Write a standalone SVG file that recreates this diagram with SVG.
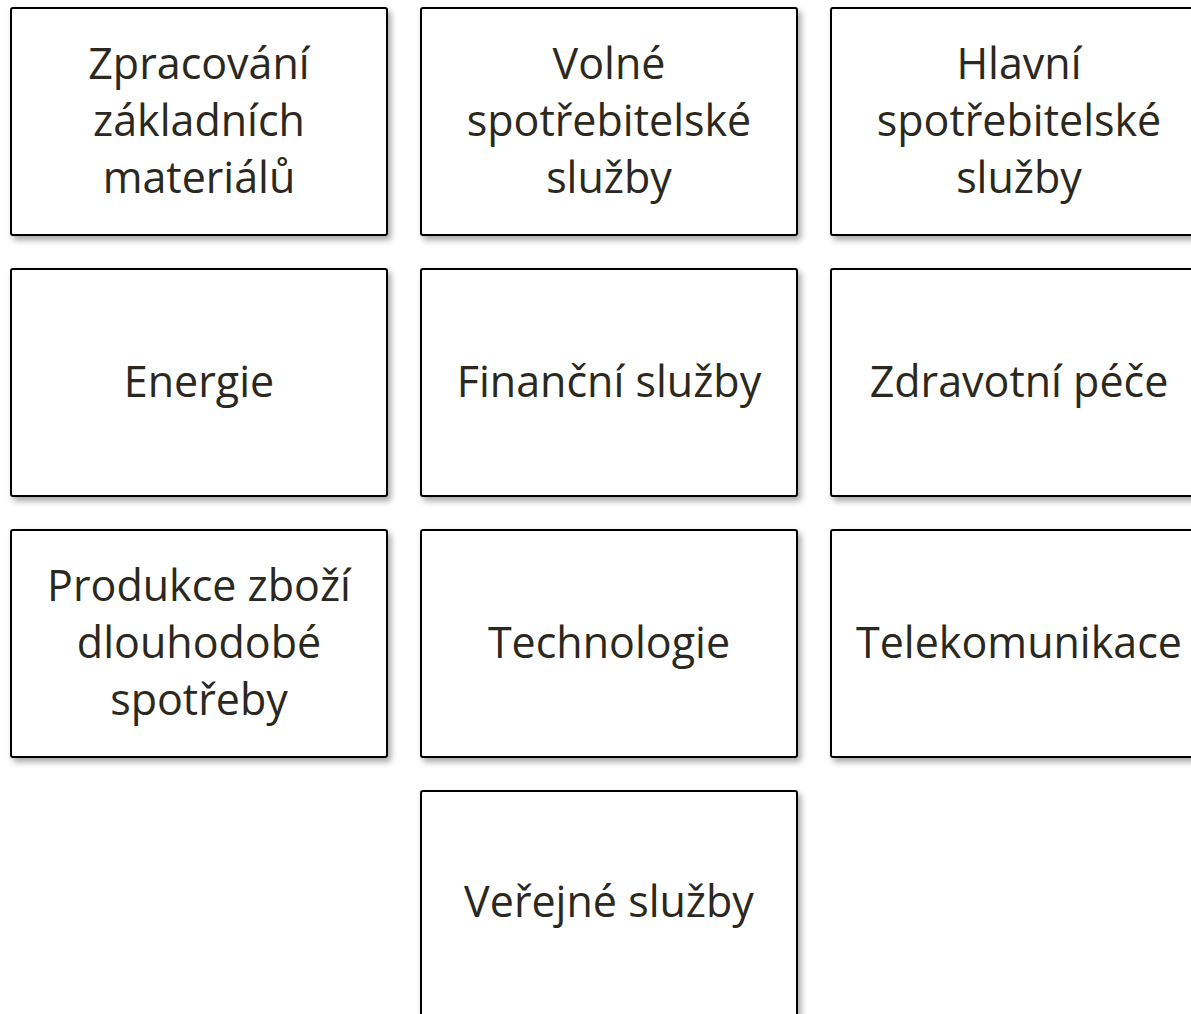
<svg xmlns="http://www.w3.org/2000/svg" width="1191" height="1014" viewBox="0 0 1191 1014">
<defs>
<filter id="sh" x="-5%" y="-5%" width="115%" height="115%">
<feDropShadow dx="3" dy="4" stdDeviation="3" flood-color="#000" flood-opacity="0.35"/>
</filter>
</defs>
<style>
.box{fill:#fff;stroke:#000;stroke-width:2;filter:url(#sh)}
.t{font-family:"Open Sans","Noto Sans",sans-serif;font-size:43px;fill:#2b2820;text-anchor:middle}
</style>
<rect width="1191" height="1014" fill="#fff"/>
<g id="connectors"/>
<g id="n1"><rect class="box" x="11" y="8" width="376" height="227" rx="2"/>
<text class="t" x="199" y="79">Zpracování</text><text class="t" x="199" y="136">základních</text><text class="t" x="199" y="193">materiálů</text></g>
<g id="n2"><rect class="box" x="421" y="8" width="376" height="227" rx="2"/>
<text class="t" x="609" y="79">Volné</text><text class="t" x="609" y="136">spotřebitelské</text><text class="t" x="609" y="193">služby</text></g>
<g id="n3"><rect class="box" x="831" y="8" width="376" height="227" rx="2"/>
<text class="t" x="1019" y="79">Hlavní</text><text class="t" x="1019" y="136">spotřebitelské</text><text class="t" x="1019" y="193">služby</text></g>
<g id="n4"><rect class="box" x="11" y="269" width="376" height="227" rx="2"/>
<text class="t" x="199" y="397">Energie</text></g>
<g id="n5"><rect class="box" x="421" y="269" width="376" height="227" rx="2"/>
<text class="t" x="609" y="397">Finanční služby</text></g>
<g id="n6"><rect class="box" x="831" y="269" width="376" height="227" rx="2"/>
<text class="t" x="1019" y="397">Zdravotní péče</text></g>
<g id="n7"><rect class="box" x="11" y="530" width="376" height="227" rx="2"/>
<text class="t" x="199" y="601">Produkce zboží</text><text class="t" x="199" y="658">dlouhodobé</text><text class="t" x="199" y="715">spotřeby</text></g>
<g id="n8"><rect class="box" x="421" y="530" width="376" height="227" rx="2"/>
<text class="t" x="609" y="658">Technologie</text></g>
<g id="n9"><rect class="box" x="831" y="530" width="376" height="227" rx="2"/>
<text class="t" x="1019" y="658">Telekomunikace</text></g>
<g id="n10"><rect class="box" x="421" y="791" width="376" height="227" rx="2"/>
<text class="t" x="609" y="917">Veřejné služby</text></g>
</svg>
=-=-=
### [What to work on]
Working from the material above, transcribe it exactly while omitting pictures.

### [Task output]
Write a standalone SVG file that recreates this diagram with SVG.
<svg xmlns="http://www.w3.org/2000/svg" width="1191" height="1014" viewBox="0 0 1191 1014">
<defs>
<filter id="sh" x="-5%" y="-5%" width="115%" height="115%">
<feDropShadow dx="3" dy="4" stdDeviation="3" flood-color="#000" flood-opacity="0.35"/>
</filter>
</defs>
<style>
.box{fill:#fff;stroke:#000;stroke-width:2;filter:url(#sh)}
.t{font-family:"Open Sans","Noto Sans",sans-serif;font-size:43px;fill:#2b2820;text-anchor:middle}
</style>
<rect width="1191" height="1014" fill="#fff"/>
<g id="connectors"/>
<g id="n1"><rect class="box" x="11" y="8" width="376" height="227" rx="2"/>
<text class="t" x="199" y="79">Zpracování</text><text class="t" x="199" y="136">základních</text><text class="t" x="199" y="193">materiálů</text></g>
<g id="n2"><rect class="box" x="421" y="8" width="376" height="227" rx="2"/>
<text class="t" x="609" y="79">Volné</text><text class="t" x="609" y="136">spotřebitelské</text><text class="t" x="609" y="193">služby</text></g>
<g id="n3"><rect class="box" x="831" y="8" width="376" height="227" rx="2"/>
<text class="t" x="1019" y="79">Hlavní</text><text class="t" x="1019" y="136">spotřebitelské</text><text class="t" x="1019" y="193">služby</text></g>
<g id="n4"><rect class="box" x="11" y="269" width="376" height="227" rx="2"/>
<text class="t" x="199" y="397">Energie</text></g>
<g id="n5"><rect class="box" x="421" y="269" width="376" height="227" rx="2"/>
<text class="t" x="609" y="397">Finanční služby</text></g>
<g id="n6"><rect class="box" x="831" y="269" width="376" height="227" rx="2"/>
<text class="t" x="1019" y="397">Zdravotní péče</text></g>
<g id="n7"><rect class="box" x="11" y="530" width="376" height="227" rx="2"/>
<text class="t" x="199" y="601">Produkce zboží</text><text class="t" x="199" y="658">dlouhodobé</text><text class="t" x="199" y="715">spotřeby</text></g>
<g id="n8"><rect class="box" x="421" y="530" width="376" height="227" rx="2"/>
<text class="t" x="609" y="658">Technologie</text></g>
<g id="n9"><rect class="box" x="831" y="530" width="376" height="227" rx="2"/>
<text class="t" x="1019" y="658">Telekomunikace</text></g>
<g id="n10"><rect class="box" x="421" y="791" width="376" height="227" rx="2"/>
<text class="t" x="609" y="917">Veřejné služby</text></g>
</svg>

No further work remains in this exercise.